India that is Bharat: Coloniality, Civilisation, Constitution by J. Sai Deepak
My rating: 4 of 5 stars
Hooter: An academically rigorous Indic view of the notion of Bharat / India
Coming from a non academic research background, this felt like what people write for their thesis with the amount of factual structure and supporting evidence that Sai adds to put his point forth with the rigor of a lawyer. Starting from the history and context of the European notion of nation, civilisation and secularism in line with the power of the Church, he then moves on to explain how those notions were retro fitted into colonies of these European powers and how his research of Indic authors provides another view of Bharat that existed long before the country united as India against the British colonialisation. A lot of us have gotten our English based education based on British based values and systems and hence he tries to clarify the baseline it has created which we need to be cognisant of before we derive any interpretations around it.

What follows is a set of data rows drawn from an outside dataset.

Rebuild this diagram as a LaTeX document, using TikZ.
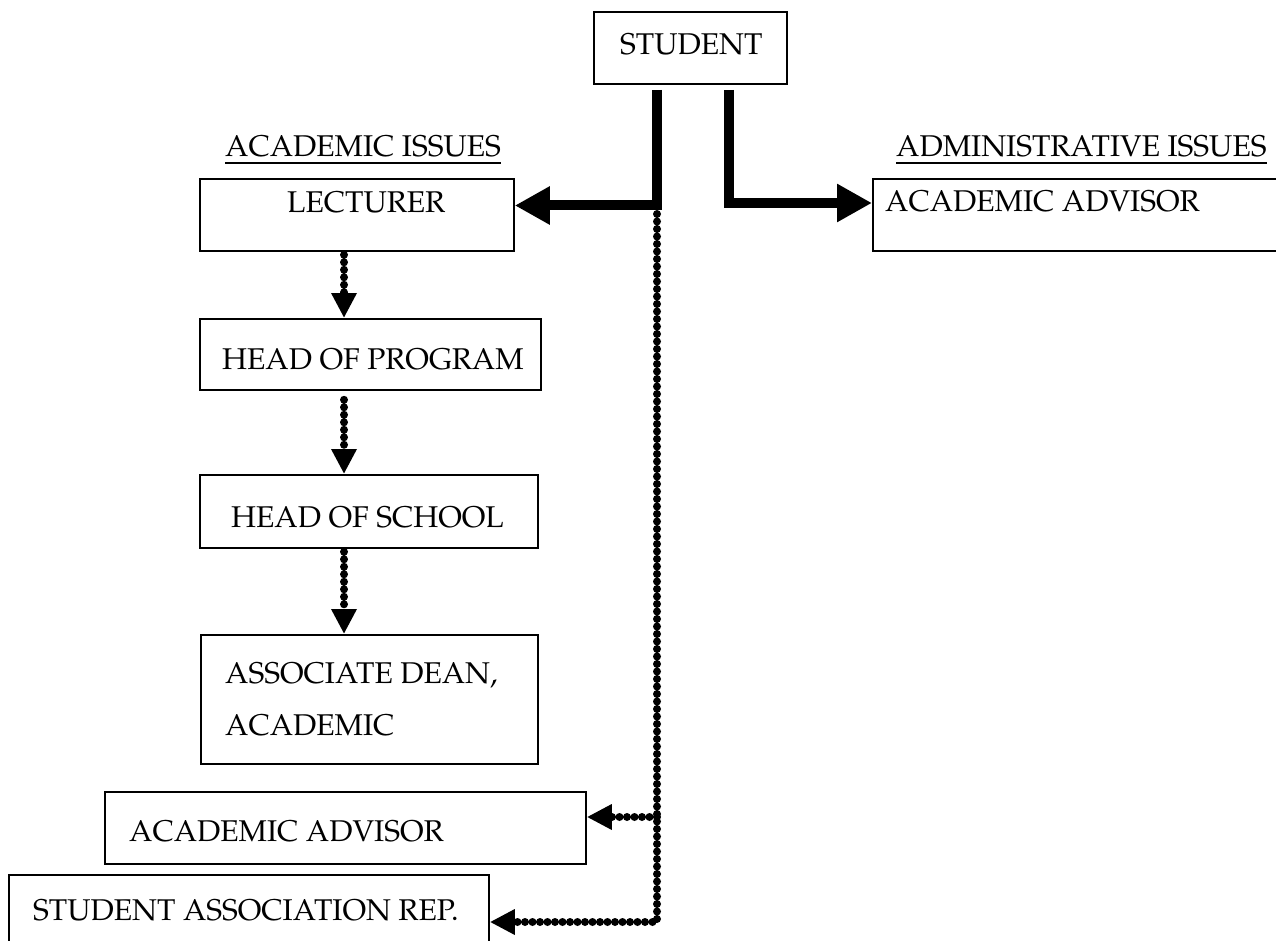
\documentclass[tikz,border=0pt]{standalone}
\usepackage[T1]{fontenc}
\usepackage{mathpazo}
\usetikzlibrary{arrows.meta}
\tikzset{
  box/.style={draw, line width=1.8pt, inner sep=0pt, anchor=north west},
  txt/.style={inner sep=0pt, anchor=base west, font=\fontsize{30}{36}\selectfont},
  bigarrow/.style={line width=10pt, -{Triangle[length=35pt,width=36pt]}},
  dotline/.style={line width=8pt, line cap=round, dash pattern=on 0pt off 7.5pt},
  dotarrow/.style={dotline, -{Triangle[length=25pt,width=24pt]}},
  uline/.style={line width=2.5pt}
}
\begin{document}
\begin{tikzpicture}[x=1pt,y=-1pt]
\useasboundingbox (0,0) rectangle (1276,941);
\clip (0,0) rectangle (1276,941);
% boxes
\node[box, minimum width=193pt, minimum height=72pt] (stu) at (593,11) {};
\node[box, minimum width=314pt, minimum height=72pt] (lect) at (199,178) {};
\node[box, minimum width=341pt, minimum height=71pt] (hop) at (199,318) {};
\node[box, minimum width=338pt, minimum height=73pt] (hos) at (199,474) {};
\node[box, minimum width=337pt, minimum height=129pt] (adean) at (200,634) {};
\node[box, minimum width=481pt, minimum height=72pt] (aa1) at (104,791) {};
\node[box, minimum width=480pt, minimum height=90pt] (sar) at (8,874) {};
\node[box, minimum width=420pt, minimum height=72pt] (aa2) at (872,178) {};
% texts
\node[txt] (tstu) at (620,55) {STUDENT};
\node[txt] (tlect) at (287,213) {LECTURER};
\node[txt] (thop) at (222,369) {HEAD OF PROGRAM};
\node[txt] (thos) at (231,527) {HEAD OF SCHOOL};
\node[txt] (tad1) at (225,683) {ASSOCIATE DEAN,};
\node[txt] (tad2) at (225,735) {ACADEMIC};
\node[txt] (taa1) at (129,841) {ACADEMIC ADVISOR};
\node[txt] (tsar) at (33,920) {STUDENT ASSOCIATION REP.};
\node[txt] (taa2) at (885,212) {ACADEMIC ADVISOR};
\node[txt] (acad) at (225,157) {ACADEMIC ISSUES};
\node[txt] (admin) at (896,157) {ADMINISTRATIVE ISSUES};
\draw[uline] ([yshift=-6pt]acad.base west) -- ([yshift=-6pt]acad.base east);
\draw[uline] ([yshift=-6pt]admin.base west) -- ([yshift=-6pt]admin.base east);
% thick connectors
\coordinate (j1) at (657,205.5);
\coordinate (j2) at (728.5,203);
\draw[bigarrow] ([yshift=-5pt]stu.south -| j1) -- (j1) -- (j1 -| lect.east);
\draw[bigarrow] ([yshift=-5pt]stu.south -| j2) -- (j2) -- (j2 -| aa2.west);
% dotted chain
\coordinate (ax) at (344,0);
\draw[dotarrow] ([yshift=-3pt]lect.south -| ax) -- (hop.north -| ax);
\draw[dotarrow] ([yshift=-9pt]hop.south -| ax) -- (hos.north -| ax);
\draw[dotarrow] ([yshift=-3pt]hos.south -| ax) -- (adean.north -| ax);
% long dotted line
\coordinate (d0) at (657,214);
\coordinate (d1) at (657,817);
\coordinate (d2) at (657,922);
\draw[dotarrow] (d0) -- (d2) -- (d2 -| sar.east);
\draw[dotarrow] (d1) -- (d1 -| aa1.east);
\end{tikzpicture}
\end{document}
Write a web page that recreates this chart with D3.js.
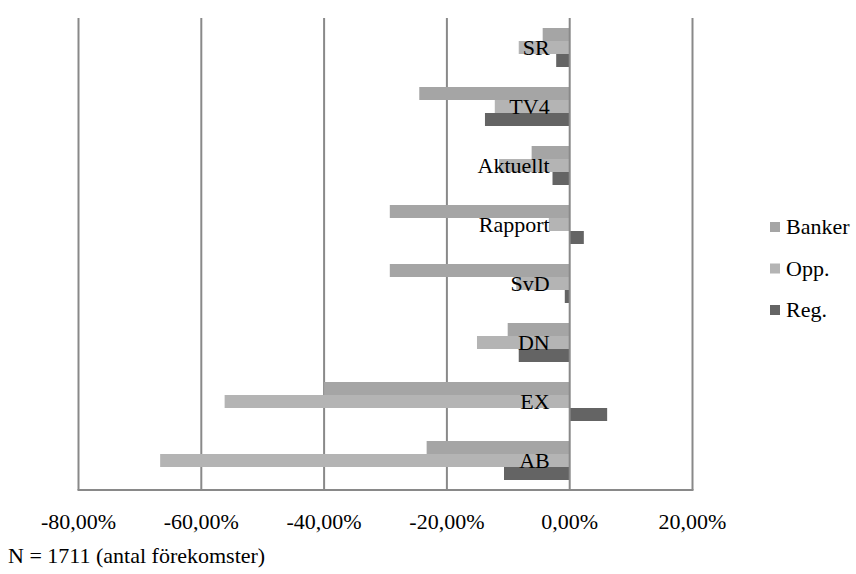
<!DOCTYPE html>
<html>
<head>
<meta charset="utf-8">
<script src="https://cdn.jsdelivr.net/npm/d3@7"></script>
<style>
  html, body { margin: 0; padding: 0; background: #fff; }
</style>
</head>
<body>
<svg id="chart" width="856" height="574"></svg>
<script>
const categories = ["SR", "TV4", "Aktuellt", "Rapport", "SvD", "DN", "EX", "AB"];
const seriesNames = ["Banker", "Opp.", "Reg."];
const banker = [-0.044, -0.245, -0.062, -0.293, -0.293, -0.101, -0.400, -0.233];
const opp    = [-0.083, -0.122, -0.115, -0.034, -0.087, -0.151, -0.562, -0.667];
const reg    = [-0.022, -0.138, -0.028, 0.023, -0.008, -0.083, 0.061, -0.107];
const tickValues = [-0.8, -0.6, -0.4, -0.2, 0, 0.2];
const colors = ["#a5a5a5", "#b4b4b4", "#646464"];
const footnote = "N = 1711 (antal förekomster)";

const FONT = "'Liberation Serif', 'DejaVu Serif', serif";
const svg = d3.select("#chart").attr("font-family", FONT);
const plotLeft = 78.5, plotRight = 692.5, plotTop = 18, plotBottom = 490;

const x = d3.scaleLinear().domain([-0.8, 0.2]).range([plotLeft, plotRight]);
const y = d3.scaleBand().domain(categories).range([plotTop, plotBottom])
  .paddingInner(0.339).paddingOuter(0.1695);
const ySeries = d3.scaleBand().domain(seriesNames).range([0, y.bandwidth()]);

const fmt = v => d3.format(".2f")(v * 100).replace(".", ",").replace("\u2212", "-") + "%";
const gridColor = "#898989";
const fs = 22;

// gridlines
svg.append("g").selectAll("line").data(tickValues.filter(v => v !== 0)).join("line")
  .attr("x1", d => x(d)).attr("x2", d => x(d))
  .attr("y1", plotTop).attr("y2", plotBottom)
  .attr("stroke", gridColor).attr("stroke-width", 2);

// bottom axis line
svg.append("line").attr("x1", plotLeft - 1).attr("x2", plotRight + 1)
  .attr("y1", plotBottom).attr("y2", plotBottom)
  .attr("stroke", gridColor).attr("stroke-width", 2);

// bars
const data = [banker, opp, reg];
const barsG = svg.append("g");
seriesNames.forEach((s, si) => {
  barsG.append("g").selectAll("rect").data(categories).join("rect")
    .attr("x", (c, i) => Math.min(x(0), x(data[si][i])))
    .attr("width", (c, i) => Math.abs(x(data[si][i]) - x(0)))
    .attr("y", c => y(c) + ySeries(s))
    .attr("height", ySeries.bandwidth())
    .attr("fill", colors[si]);
});

// zero axis line
svg.append("line").attr("x1", x(0)).attr("x2", x(0))
  .attr("y1", plotTop).attr("y2", plotBottom)
  .attr("stroke", gridColor).attr("stroke-width", 2);

// category labels
svg.append("g").selectAll("text").data(categories).join("text")
  .attr("x", x(0) - 20)
  .attr("y", c => y(c) + y.bandwidth() / 2)
  .attr("dy", "0.33em")
  .attr("text-anchor", "end")
  .attr("font-size", fs)
  .text(c => c);

// tick labels
svg.append("g").selectAll("text").data(tickValues).join("text")
  .attr("x", d => x(d))
  .attr("y", 529)
  .attr("text-anchor", "middle")
  .attr("font-size", fs)
  .text(d => fmt(d));

// legend
const legend = svg.append("g");
seriesNames.forEach((s, i) => {
  const cy = 227 + i * 41.5;
  legend.append("rect").attr("x", 770).attr("y", cy - 5).attr("width", 10).attr("height", 10)
    .attr("fill", colors[i]);
  legend.append("text").attr("x", 786).attr("y", cy).attr("dy", "0.33em")
    .attr("font-size", fs).text(s);
});

// footnote
svg.append("text").attr("x", 8).attr("y", 563).attr("font-size", fs).text(footnote);
</script>
</body>
</html>
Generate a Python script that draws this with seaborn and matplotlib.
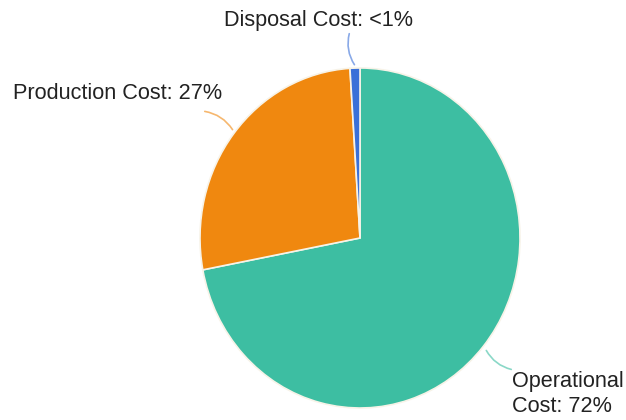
import matplotlib
matplotlib.use('Agg')
import matplotlib.pyplot as plt
import seaborn as sns
from matplotlib.patches import FancyArrowPatch

# data
categories = ['Operational Cost', 'Production Cost', 'Disposal Cost']
values = [72, 27, 1]
label_texts = ['Operational\nCost: 72%', 'Production Cost: 27%', 'Disposal Cost: <1%']
colors = ['#3dbea2', '#f0880f', '#3a70d8']

sns.set_style('white')
plt.rcParams['font.family'] = ['Liberation Sans', 'DejaVu Sans']

W, H = 626, 420
SY = 160 / 170  # pie in the reference is a bit taller than wide

fig = plt.figure(figsize=(W / 100, H / 100), dpi=100)
ax = fig.add_axes([0, 0, 1, 1])


def py(y):
    # pixel row -> data y
    return (H - y) * SY


cx, cy, r = 360, py(238), 160
ax.pie(values, colors=colors, startangle=90, counterclock=False,
       center=(cx, cy), radius=r,
       wedgeprops=dict(edgecolor='#f7f3e8', linewidth=1.2))
ax.set_aspect('auto')
ax.set_xlim(0, W)
ax.set_ylim(0, H * SY)
ax.axis('off')

# leader lines (start at wedge edge, end near label)
leaders = [((485, 348), (514, 370), 0.25),
           ((234, 132), (202, 111), 0.25),
           ((356, 67), (350, 31), -0.25)]
text_pos = [(512, 394), (13, 93), (224, 20)]

for (s, e, rad), col in zip(leaders, colors):
    ax.add_patch(FancyArrowPatch((s[0], py(s[1])), (e[0], py(e[1])),
                                 arrowstyle='-', connectionstyle=f'arc3,rad={rad}',
                                 color=col, alpha=0.6, lw=1.2))

for (x, y), txt in zip(text_pos, label_texts):
    ax.text(x, py(y), txt, ha='left', va='center', fontsize=15.6, color='#222222',
            linespacing=1.3)

fig.savefig('out.png', dpi=100)
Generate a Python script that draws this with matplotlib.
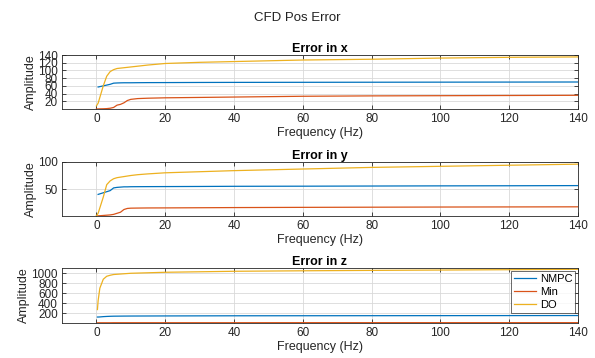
import matplotlib
matplotlib.use("Agg")
import matplotlib.pyplot as plt

plt.rcParams['font.family'] = ['Liberation Sans', 'DejaVu Sans']

# Frequency samples (Hz) per subplot
freq_x = [0, 0.5, 1, 2, 3, 4, 5, 6, 7, 8, 9, 10, 12, 15, 20, 30, 40, 60, 80, 100, 120, 140]
nmpc_x = [None, 57, 58, 60, 62, 64, 67, 67.5, 67.8, 68, 68, 68, 68.2, 68.4, 68.5, 68.8, 69, 69.2, 69.4, 69.6, 69.8, 70]
min_x = [0, 0.2, 0.4, 0.6, 1, 2, 4, 10, 12, 16, 22, 25, 27, 28, 29, 30, 31, 33, 34, 34.5, 35, 35.5]
do_x = [8, 15, 30, 60, 85, 97, 102, 105, 106, 107, 108, 109, 111, 114, 118, 121, 123, 127, 129, 132, 134, 135]

freq_y = [0, 0.5, 1, 2, 3, 4, 5, 6, 7, 8, 9, 10, 12, 15, 20, 30, 40, 60, 80, 100, 120, 140]
nmpc_y = [None, 40, 41, 43, 45, 47, 52, 53, 53.5, 54, 54, 54.2, 54.3, 54.4, 54.5, 54.7, 55, 55.2, 55.5, 55.8, 56, 56.3]
min_y = [0, 0.3, 0.5, 1, 1.5, 2, 3, 5, 7, 12, 14, 14.5, 14.7, 14.9, 15, 15.3, 15.6, 16, 16.3, 16.6, 16.8, 17]
do_y = [0, 5, 15, 35, 58, 65, 69, 71, 72, 73, 74, 75, 76.5, 78, 80, 82, 84, 87, 90, 92, 94, 96]

freq_z = [0.3, 0.5, 1, 2, 3, 4, 5, 8, 10, 20, 40, 60, 80, 100, 120, 140]
nmpc_z = [120, 120, 122, 128, 132, 135, 137, 139, 140, 142, 145, 146, 147, 148, 149, 150]
min_z = [4, 4, 5, 5, 5, 5, 6, 6, 6, 6, 6, 7, 7, 7, 7, 7]
do_z = [270, 450, 700, 880, 940, 960, 975, 990, 1000, 1020, 1040, 1050, 1058, 1065, 1072, 1080]

series_names = ['NMPC', 'Min', 'DO']
colors = ['#0072BD', '#D95319', '#EDB120']

panels = [
    ('Error in x', freq_x, [nmpc_x, min_x, do_x], (0, 140), [20, 40, 60, 80, 100, 120, 140]),
    ('Error in y', freq_y, [nmpc_y, min_y, do_y], (0, 100), [50, 100]),
    ('Error in z', freq_z, [nmpc_z, min_z, do_z], (0, 1106), [200, 400, 600, 800, 1000]),
]

W, H = 595, 358
fig = plt.figure(figsize=(W / 100, H / 100), dpi=100)
fig.suptitle('CFD Pos Error', y=1 - 18 / H, va='center', fontsize=9.5, color='#222222')

tops = [55, 162, 268]
bottoms = [109, 216, 323]
left, right = 62, 578

for (title, f, ys, ylim, yticks), top, bot in zip(panels, tops, bottoms):
    ax = fig.add_axes([left / W, 1 - bot / H, (right - left) / W, (bot - top) / H])
    for name, col, vals in zip(series_names, colors, ys):
        pts = [(a, b) for a, b in zip(f, vals) if b is not None]
        ax.plot([p[0] for p in pts], [p[1] for p in pts], color=col, lw=0.9, label=name)
    ax.set_xlim(-10, 140)
    ax.set_ylim(*ylim)
    ax.set_xticks(range(0, 141, 20))
    ax.set_yticks(yticks)
    ax.grid(True, color='#d9d9d9', lw=0.6)
    ax.set_axisbelow(True)
    ax.tick_params(direction='in', top=True, right=True, labelsize=8.5, length=3,
                   width=0.6, colors='#262626', pad=3)
    for s in ax.spines.values():
        s.set_color('#262626')
        s.set_linewidth(0.6)
    ax.set_title(title, fontsize=9, fontweight='bold', pad=2)
    ax.set_xlabel('Frequency (Hz)', fontsize=9, labelpad=1, color='#262626')
    ax.set_ylabel('Amplitude', fontsize=9, labelpad=1, color='#262626')
    if title == 'Error in z':
        leg = ax.legend(loc='upper right', fontsize=8, frameon=True, fancybox=False,
                        edgecolor='#262626', handlelength=2.0, handletextpad=0.3,
                        borderpad=0.25, labelspacing=0.3, borderaxespad=0.25)
        leg.get_frame().set_linewidth(0.6)

fig.savefig('out.png', dpi=100)
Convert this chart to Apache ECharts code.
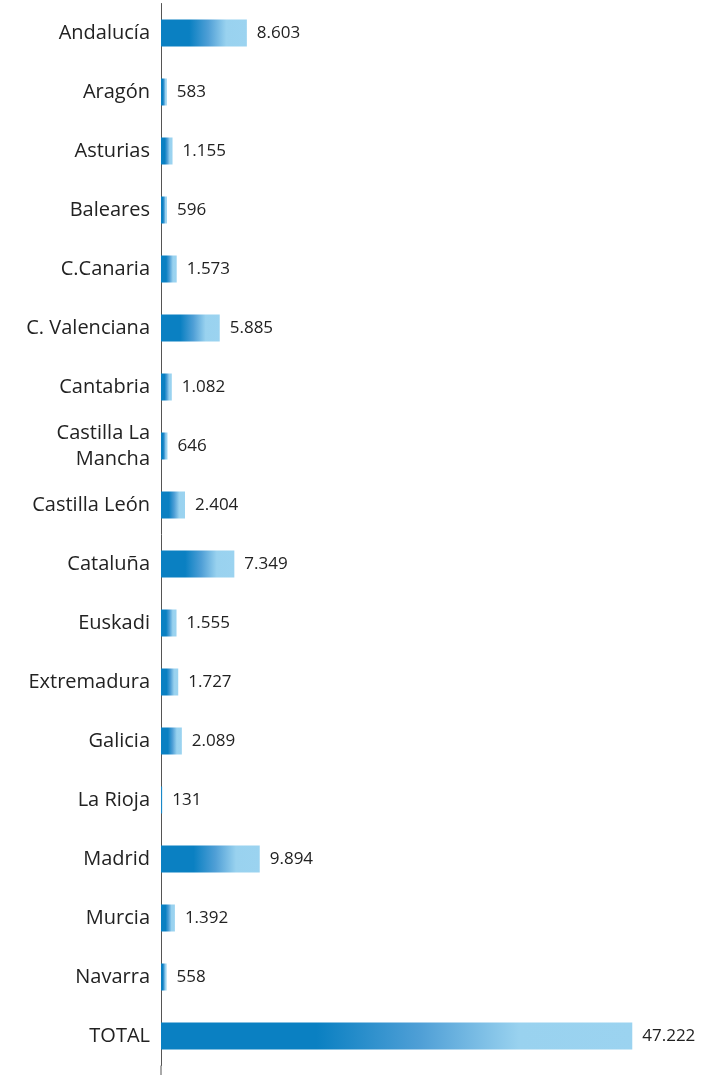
<!DOCTYPE html>
<html>
<head>
<meta charset="utf-8">
<script src="https://cdn.jsdelivr.net/npm/echarts@6/dist/echarts.min.js"></script>
<style>
  html, body { margin: 0; padding: 0; background: #fff; }
  #chart { width: 709px; height: 1075px; }
</style>
</head>
<body>
<div id="chart"></div>
<script>
// Regions, top to bottom
const regions = [
  'Andalucía', 'Aragón', 'Asturias', 'Baleares', 'C.Canaria', 'C. Valenciana',
  'Cantabria', 'Castilla La\nMancha', 'Castilla León', 'Cataluña', 'Euskadi',
  'Extremadura', 'Galicia', 'La Rioja', 'Madrid', 'Murcia', 'Navarra', 'TOTAL'
];
const values = [
  8603, 583, 1155, 596, 1573, 5885,
  1082, 646, 2404, 7349, 1555,
  1727, 2089, 131, 9894, 1392, 558, 47222
];

const fmt = v => v.toLocaleString('de-DE');

const barFill = new echarts.graphic.LinearGradient(0, 0, 1, 0, [
  { offset: 0, color: '#0a80c2' },
  { offset: 0.33, color: '#0a80c2' },
  { offset: 0.55, color: '#4f9fd6' },
  { offset: 0.76, color: '#99d2ef' },
  { offset: 1, color: '#9bd3f0' }
]);

const chart = echarts.init(document.getElementById('chart'), null, { renderer: 'canvas' });

const option = {
  animation: false,
  grid: { left: 161, right: 49, top: 3.5, bottom: 9.5, containLabel: false },
  xAxis: {
    type: 'value',
    min: 0,
    max: 50000,
    show: false
  },
  yAxis: {
    type: 'category',
    inverse: true,
    data: regions,
    axisLine: { show: true, lineStyle: { color: '#555', width: 1 } },
    axisTick: { show: false },
    splitLine: { show: false },
    axisLabel: {
      margin: 11,
      color: '#222',
      fontFamily: 'Open Sans',
      fontSize: 20,
      lineHeight: 26
    }
  },
  series: [{
    type: 'bar',
    data: values,
    barWidth: 27,
    itemStyle: { color: barFill },
    label: {
      show: true,
      position: 'right',
      distance: 10,
      color: '#222',
      fontFamily: 'Open Sans',
      fontSize: 17,
      formatter: p => fmt(p.value)
    }
  }]
};

chart.setOption(option);

// extend the category axis line down to the page bottom
const bottomY = chart.getHeight() - 9.5;
chart.setOption({
  graphic: [{
    type: 'line',
    shape: { x1: 161, y1: bottomY, x2: 161, y2: chart.getHeight() },
    style: { stroke: '#555', lineWidth: 1 },
    silent: true
  }]
});
</script>
</body>
</html>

He brings forth the premise of decolonialising the mindset but explaining the reason why the template was first set up to allow for cognitive dissonance around such fundamental concepts that we have been brought up with and taken for granted.
There aren't really any narratives that he seems to be closing out on except putting across his perspective backed by a lot of research and rigor. Honestly this is a very heavy read, aimed at those seriously trying to understand the same from an academic pursuit especially in the current climate.